Kyle Porter of CBS Sports passed along a statement from the company, which didn’t provide a firm timetable for when the equipment operations will cease. That said, the plan is to eventually remove clubs, balls and bags from the Nike Golf brand.
“We’re committed to being the undisputed leader in golf footwear and apparel,” Nike Brand president Trevor Edwards said. “We will achieve this by investing in performance innovation for athletes and delivering sustainable profitable growth for Nike Golf.”
The sudden announcement leaves questions about how long Nike’s biggest golf endorsers, Tiger Woods and Rory McIlroy, will continue to use the equipment. It’s less of a pressing concern for Woods, who’s already been ruled out for the rest of the current season by his agent, Mark Steinberg.
Steinberg released a statement to Jeff Ritter of Golf.com regarding his client’s plan moving forward:
Tiger and I have had multiple conversations about what we’d do, and we have an organized plan in place. The plan is continued rest and rehabilitation and we’ll sort out the equipment thing in due course. I’ll be in the process of doing that, effective immediately. … He’s been a longtime icon of Nike Golf and that’s not going to change one ounce. He’ll remain a loyal and enthusiastic icon of Nike.
NBA star Andre Iguodala tried to read the tea leaves:
Does this mean no more tiger???????
— Andre Iguodala (@andre) August 3, 2016
Meanwhile, the 27-year-old Northern Irishman was once viewed as the next dominant force in golf as Woods’ success faded. He’s struggled to reach those expectations, however, and has now gone two straight years without winning a major title.
James Nursey of the Daily Mirror noted McIlroy, who did win a pair of majors with the Nike clubs in 2014, admitted after making the blockbuster deal with Nike in 2013 that he handled the transition poorly from his prior Titleist equipment:
The thing about new equipment, you can stand on the range all you want and hit balls, but you really need to test it on the course. You need to get out and test it in competitive play. That’s something I didn’t do at the start of the year. I needed to play a little bit more.
If I was to do it all over again, I would have done things slightly differently. It’s hopefully something I’ll never have to do in my career again.
Now, barring an agreement for Nike to continue making his personal equipment, it appears McIlroy will need to switch clubs once again. That could turn into a positive in the long run, though.

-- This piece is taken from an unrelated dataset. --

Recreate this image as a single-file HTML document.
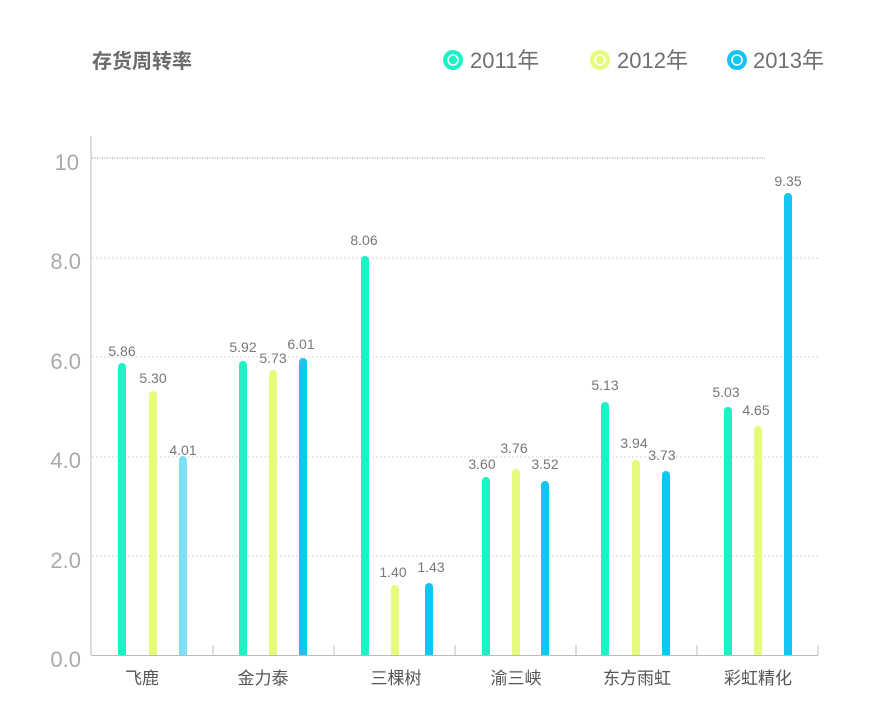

As for the financial details, Darren Rovell of ESPN provided the breakdown of revenue for Nike Golf, which hit a peak in 2013 before seeing three straight years of decreases:
Nike Golf Revenue:
2011: $623 million
2012: $726 million
2013: $792 million
2014: $789 million
2015: $769 million
2016: $706 million
— Darren Rovell (@darrenrovell) August 3, 2016
Nike’s continued focus on apparel means McIlroy and Woods, assuming the latter eventually makes it back after an extended layoff, will still be covered head to toe in the company’s gear.
The key question is whether Nike’s decision will require them to change clubs and balls for the 2016-17 season and beyond. That could be another hurdle for Woods’ comeback efforts.